A high-quality modern Western drama, solid cast and writing, with a couple of elevating factors. The stylistic trick of transitioning into flashbacks with a camera move instead of an edit or fade, past characters sharing physical space with the present, is impressive every time. And just when the story is wrapping up, when Chris Cooper learns that his late father Matthew McConaughey did not shoot the sheriff, he also learns that his old flame newly re-enflamed (Elizabeth Peña) is his half-sister… and they decide they can live with that.
Bad Sheriff Kristofferson’s final act:
Bar owner Otis later played a detective in The Empty Man. His estranged military son Joe Morton was the doomed robotics inventor in Terminator 2. Peña was in The Second Civil War, which it’s probably time to rewatch. Nominated for a bunch of awards that Fargo won, so it’s good to see key Coen critic Adam Nayman defending.
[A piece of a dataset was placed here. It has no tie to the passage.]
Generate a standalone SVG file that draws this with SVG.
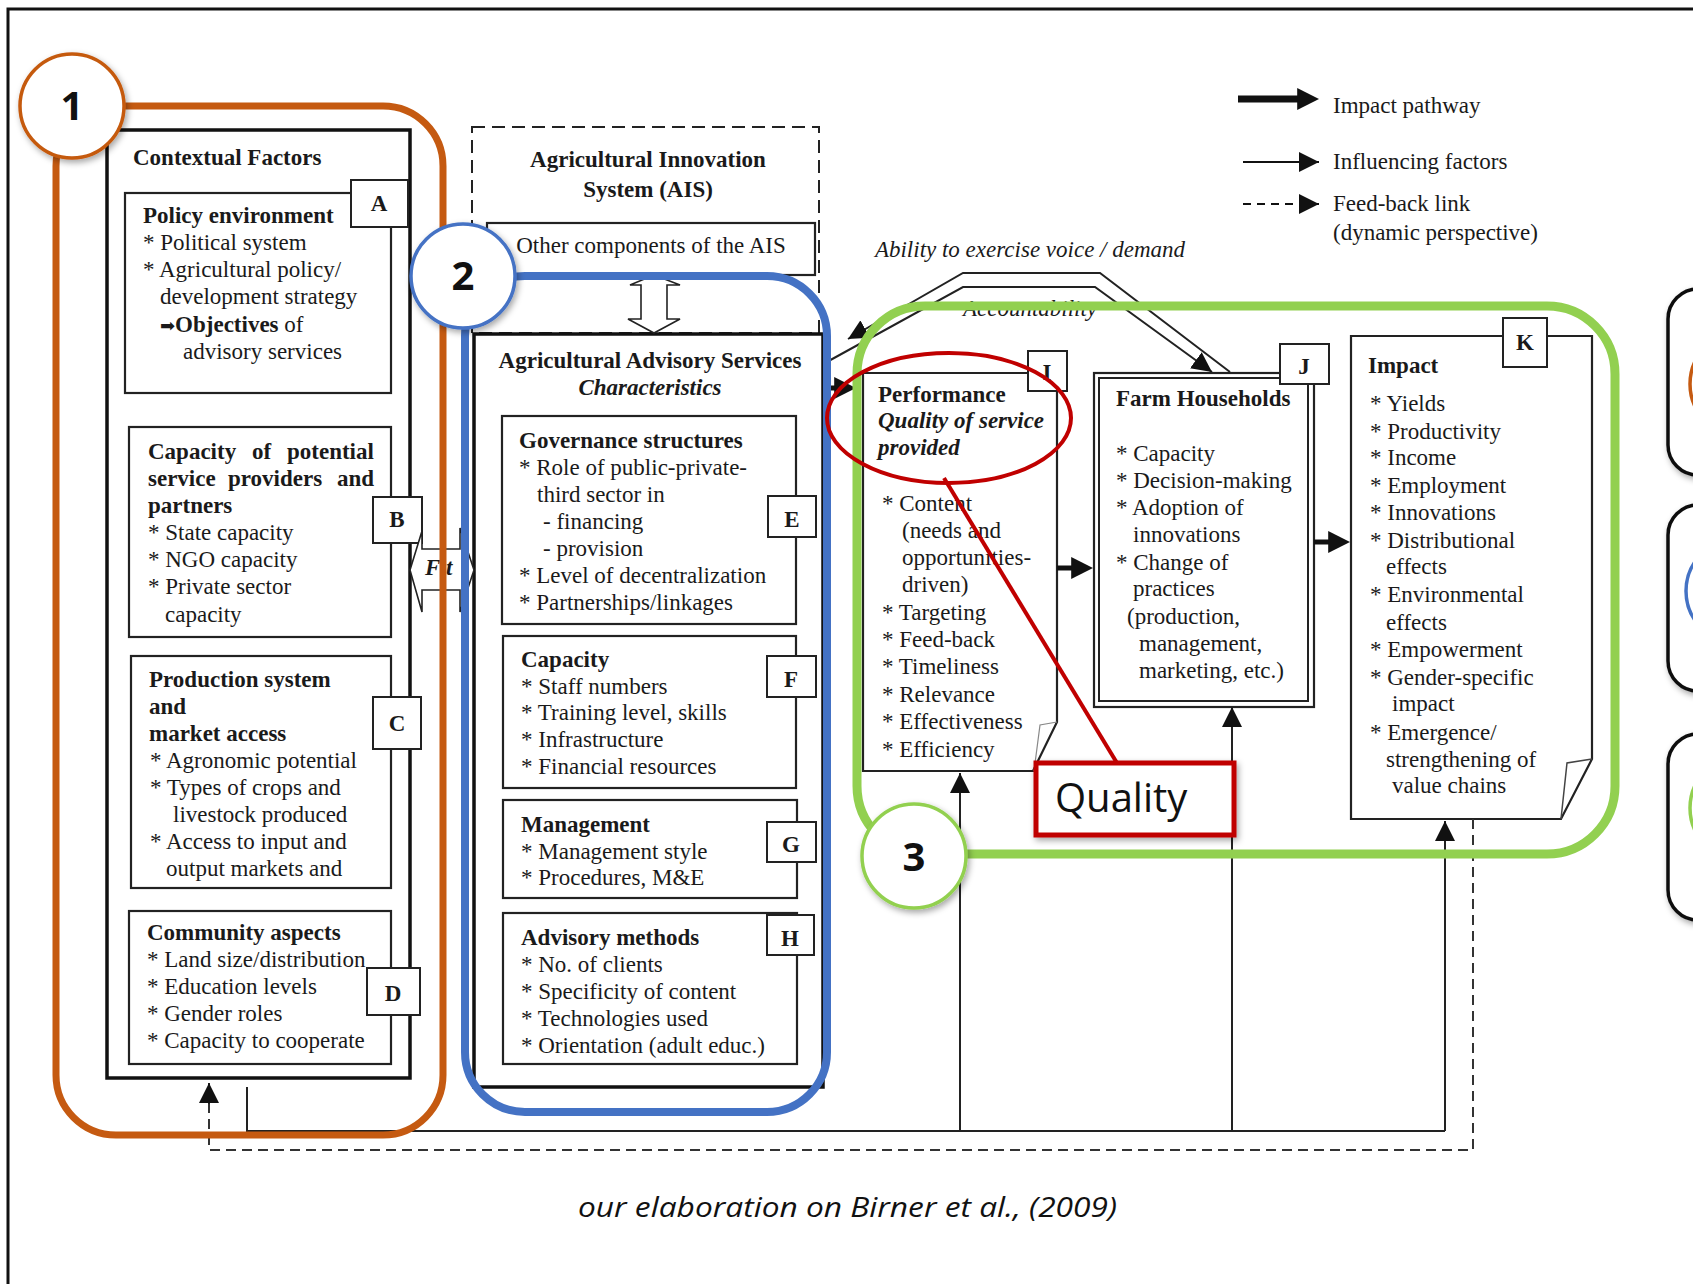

Its qualities of thoughtful, hard-edged sociological storytelling and analysis are currently in short supply. They don’t make ’em like this anymore … For all its skepticism about the American tendency to mythologize (and mass market) its sins away, the film is tender about the necessity of forgetting, or at least trying to. It’s a measure of Sayles’s superlative construction that a story that begins with something being unearthed ends with a plea to keep another secret buried — and of his empathy as an artist that the sentiment rings true.